今年は水瓶座に木星と土星のコンジャクンションなので、試練をひとつひとつクリアーしている感触がある。その先に自信や発展がある。35歳になる今年は、人生で1番成長する年にするつもりだ。今のところ、順序よくいけてると思う。タイミングも絶妙だ。道が拓けてる。大事なのは、焦らない事。一日一日を大事にする。

土曜日の夜、香草工房の内藤さんが来てくれて、鬼滅の刃について談義していたら、なぜかTojin battle royale の話になり、「Golden 8」という金八先生についての曲を聴くことになった。この曲のフックが、Dev large とNippsの「鋼鉄のBlack」のオマージュだよな、と思い出してこちらも久しぶりに聴いてみた。それでふとDev largeで検索すると、最期のソロアルバム の本人による解説があった。その中に、

未来は予想がつかないとかどうなるか分からないと言うよね。それもあるんだけど、未来は自分たちで作り出すものでもあり、良い行いだったり良い想念を持ち良い気持ちで日々生きてると、良いものが周りに寄ってきて良い思考がどんどん広がって、良い方向に向かう道が出来るはずなんだ。

という一文が出てきた。去年末、このWebマガジンの再スタートで書いたことをD.Lは生前考えていた。嬉しかった。大切なのは、ヴィジョンを語ってそこに邁進して生きていくこと。言葉は偉大で、なぜなら人生は尊いから。時間に限りがある。100年後やそれ以降のことを考え、いま私たちに何ができるか。私たちの世代の課題は、機械化を避けること。人間らしく、自分らしく生きていく道を選択すること。お互いの違いを認め合うこと。長い戦争の歴史に終止符を打つこと。なくなったつながりを取り戻すこと。

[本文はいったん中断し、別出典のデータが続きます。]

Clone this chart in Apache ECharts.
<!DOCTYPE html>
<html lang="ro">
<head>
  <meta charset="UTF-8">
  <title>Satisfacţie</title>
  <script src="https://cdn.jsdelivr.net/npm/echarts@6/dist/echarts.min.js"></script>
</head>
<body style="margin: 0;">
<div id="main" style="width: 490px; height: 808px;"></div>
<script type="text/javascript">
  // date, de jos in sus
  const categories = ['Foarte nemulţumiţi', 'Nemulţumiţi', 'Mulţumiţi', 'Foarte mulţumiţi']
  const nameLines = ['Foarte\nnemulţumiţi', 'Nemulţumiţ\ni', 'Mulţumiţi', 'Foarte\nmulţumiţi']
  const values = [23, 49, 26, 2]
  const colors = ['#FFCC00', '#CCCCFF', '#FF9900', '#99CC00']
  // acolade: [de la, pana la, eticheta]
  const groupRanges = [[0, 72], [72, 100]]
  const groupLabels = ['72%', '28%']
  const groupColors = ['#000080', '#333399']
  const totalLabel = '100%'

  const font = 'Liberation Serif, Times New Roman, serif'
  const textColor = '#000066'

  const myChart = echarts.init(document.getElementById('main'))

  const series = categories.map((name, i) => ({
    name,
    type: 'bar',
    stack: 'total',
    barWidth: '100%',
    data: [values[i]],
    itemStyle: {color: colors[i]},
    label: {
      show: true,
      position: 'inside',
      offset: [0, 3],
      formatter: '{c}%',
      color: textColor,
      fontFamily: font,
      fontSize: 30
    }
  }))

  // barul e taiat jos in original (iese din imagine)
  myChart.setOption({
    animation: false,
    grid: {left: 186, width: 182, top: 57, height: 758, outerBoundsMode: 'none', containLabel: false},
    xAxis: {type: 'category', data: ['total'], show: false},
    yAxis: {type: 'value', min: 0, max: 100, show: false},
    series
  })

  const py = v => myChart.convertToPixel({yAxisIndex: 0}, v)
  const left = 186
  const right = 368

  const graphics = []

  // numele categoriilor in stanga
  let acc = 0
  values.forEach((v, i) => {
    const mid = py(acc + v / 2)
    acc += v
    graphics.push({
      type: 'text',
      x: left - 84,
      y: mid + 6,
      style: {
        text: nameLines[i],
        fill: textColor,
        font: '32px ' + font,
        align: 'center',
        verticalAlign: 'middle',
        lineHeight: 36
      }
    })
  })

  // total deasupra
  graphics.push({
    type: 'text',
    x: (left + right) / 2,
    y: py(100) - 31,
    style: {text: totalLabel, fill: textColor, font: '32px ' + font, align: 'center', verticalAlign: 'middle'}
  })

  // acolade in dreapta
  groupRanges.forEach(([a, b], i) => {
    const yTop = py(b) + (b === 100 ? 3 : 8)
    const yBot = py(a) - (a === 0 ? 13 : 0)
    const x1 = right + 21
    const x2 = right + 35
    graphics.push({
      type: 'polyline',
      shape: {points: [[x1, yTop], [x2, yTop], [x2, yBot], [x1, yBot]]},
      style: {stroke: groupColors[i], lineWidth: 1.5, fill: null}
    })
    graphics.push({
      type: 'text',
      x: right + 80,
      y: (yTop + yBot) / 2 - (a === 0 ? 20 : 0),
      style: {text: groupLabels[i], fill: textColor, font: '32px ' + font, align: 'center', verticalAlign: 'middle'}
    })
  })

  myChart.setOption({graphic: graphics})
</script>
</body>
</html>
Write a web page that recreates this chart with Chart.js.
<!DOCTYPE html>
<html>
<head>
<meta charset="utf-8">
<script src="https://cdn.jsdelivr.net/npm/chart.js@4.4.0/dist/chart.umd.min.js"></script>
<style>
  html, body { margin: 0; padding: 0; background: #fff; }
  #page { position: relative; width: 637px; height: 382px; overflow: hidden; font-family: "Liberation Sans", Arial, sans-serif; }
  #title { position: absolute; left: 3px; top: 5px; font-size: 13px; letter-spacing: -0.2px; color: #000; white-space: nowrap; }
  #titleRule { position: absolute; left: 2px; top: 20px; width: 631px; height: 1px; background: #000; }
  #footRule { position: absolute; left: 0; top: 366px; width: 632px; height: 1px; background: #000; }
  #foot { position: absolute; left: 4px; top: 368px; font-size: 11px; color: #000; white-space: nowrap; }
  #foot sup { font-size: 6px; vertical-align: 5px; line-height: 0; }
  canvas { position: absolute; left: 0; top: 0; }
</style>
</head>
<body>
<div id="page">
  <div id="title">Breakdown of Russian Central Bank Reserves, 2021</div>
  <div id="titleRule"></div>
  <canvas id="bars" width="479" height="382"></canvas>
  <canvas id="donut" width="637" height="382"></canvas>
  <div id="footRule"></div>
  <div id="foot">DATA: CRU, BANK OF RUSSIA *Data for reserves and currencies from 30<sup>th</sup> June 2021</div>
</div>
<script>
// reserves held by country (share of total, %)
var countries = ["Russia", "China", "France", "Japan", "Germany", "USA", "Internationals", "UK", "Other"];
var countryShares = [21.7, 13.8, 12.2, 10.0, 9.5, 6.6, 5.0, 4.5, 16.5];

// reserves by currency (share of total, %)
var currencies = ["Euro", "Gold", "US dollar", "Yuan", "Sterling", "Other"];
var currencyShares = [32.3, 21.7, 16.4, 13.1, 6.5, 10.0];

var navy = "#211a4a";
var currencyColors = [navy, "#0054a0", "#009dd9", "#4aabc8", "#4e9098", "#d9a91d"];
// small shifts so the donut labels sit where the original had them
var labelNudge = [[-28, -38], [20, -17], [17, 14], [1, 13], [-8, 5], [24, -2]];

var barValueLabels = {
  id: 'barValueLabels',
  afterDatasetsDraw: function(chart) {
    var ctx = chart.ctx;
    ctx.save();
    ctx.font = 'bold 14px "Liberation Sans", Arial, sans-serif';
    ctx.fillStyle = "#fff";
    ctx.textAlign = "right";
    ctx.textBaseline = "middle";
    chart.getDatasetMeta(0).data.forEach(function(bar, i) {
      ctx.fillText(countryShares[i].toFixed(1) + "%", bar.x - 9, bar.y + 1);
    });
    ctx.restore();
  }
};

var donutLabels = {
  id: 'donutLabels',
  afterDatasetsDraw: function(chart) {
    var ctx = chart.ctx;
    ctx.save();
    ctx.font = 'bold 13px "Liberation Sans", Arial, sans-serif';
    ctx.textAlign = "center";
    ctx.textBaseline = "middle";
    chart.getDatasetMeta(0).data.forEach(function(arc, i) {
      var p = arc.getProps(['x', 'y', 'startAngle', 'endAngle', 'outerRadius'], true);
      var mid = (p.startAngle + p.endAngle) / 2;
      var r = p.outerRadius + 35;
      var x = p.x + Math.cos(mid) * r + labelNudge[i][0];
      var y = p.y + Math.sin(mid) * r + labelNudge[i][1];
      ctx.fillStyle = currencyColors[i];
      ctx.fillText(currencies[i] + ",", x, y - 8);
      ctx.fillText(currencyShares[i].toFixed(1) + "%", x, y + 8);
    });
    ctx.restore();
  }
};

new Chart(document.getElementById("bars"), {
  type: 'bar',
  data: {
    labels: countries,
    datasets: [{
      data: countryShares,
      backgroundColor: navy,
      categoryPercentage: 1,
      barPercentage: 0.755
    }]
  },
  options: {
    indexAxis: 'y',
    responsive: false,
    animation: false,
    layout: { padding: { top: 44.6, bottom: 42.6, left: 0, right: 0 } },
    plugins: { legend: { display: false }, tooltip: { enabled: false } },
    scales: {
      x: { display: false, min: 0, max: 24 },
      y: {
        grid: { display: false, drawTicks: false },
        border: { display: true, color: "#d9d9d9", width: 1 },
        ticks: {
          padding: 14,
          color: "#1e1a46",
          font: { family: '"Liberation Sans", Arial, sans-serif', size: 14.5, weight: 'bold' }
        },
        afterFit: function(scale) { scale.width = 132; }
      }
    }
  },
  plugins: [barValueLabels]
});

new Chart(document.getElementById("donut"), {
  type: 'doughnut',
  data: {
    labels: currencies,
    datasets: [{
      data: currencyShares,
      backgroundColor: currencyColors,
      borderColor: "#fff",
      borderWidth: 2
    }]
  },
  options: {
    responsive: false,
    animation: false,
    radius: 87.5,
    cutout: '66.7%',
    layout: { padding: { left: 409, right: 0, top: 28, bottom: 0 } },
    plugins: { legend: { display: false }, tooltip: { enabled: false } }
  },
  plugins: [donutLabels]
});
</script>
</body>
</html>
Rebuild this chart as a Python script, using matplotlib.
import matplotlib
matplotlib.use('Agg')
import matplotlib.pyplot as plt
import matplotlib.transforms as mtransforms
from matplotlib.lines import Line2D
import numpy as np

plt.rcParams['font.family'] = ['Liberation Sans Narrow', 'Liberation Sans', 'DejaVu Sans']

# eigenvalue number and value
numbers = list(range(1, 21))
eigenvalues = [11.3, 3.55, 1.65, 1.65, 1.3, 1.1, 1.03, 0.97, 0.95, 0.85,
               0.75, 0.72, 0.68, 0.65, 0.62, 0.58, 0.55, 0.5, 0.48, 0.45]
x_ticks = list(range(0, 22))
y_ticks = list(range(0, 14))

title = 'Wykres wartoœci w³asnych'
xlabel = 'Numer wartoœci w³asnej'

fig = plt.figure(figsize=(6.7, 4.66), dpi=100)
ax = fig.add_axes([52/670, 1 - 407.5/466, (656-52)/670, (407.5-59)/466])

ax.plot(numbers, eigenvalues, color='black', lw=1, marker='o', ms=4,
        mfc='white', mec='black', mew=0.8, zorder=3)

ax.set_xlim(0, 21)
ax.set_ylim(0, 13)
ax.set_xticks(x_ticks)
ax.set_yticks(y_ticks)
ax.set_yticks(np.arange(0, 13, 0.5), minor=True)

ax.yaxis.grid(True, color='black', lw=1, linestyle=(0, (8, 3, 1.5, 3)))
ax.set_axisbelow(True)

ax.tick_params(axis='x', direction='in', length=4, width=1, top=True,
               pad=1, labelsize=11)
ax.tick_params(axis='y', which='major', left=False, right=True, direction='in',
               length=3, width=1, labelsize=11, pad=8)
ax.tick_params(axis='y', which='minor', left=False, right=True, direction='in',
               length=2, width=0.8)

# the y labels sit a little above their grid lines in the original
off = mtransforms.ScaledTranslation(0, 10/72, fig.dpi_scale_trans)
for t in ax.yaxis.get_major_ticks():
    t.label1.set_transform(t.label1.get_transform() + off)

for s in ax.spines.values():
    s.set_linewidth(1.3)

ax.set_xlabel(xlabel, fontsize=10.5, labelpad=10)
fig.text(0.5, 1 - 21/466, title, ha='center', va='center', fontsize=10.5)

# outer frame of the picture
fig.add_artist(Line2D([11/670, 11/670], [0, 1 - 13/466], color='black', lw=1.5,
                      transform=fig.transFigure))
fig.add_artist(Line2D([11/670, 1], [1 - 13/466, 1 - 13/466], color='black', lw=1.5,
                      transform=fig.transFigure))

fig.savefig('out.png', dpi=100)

誰も読まんやろ、と自分の頭の整理のために書き始めたこの記事だけど、誰かしら読んでくれている。私のこれから10年、20年の始まりの宣言であり、指標です。順番というなら、まず自分の想いを決めることが先決でした。残りの人生で何が有用なのか、お互い考えていきましょう。また、教えてください。手を取って一つの事を成せれば最高です。よりよい未来を開くために、よろしくお願いします。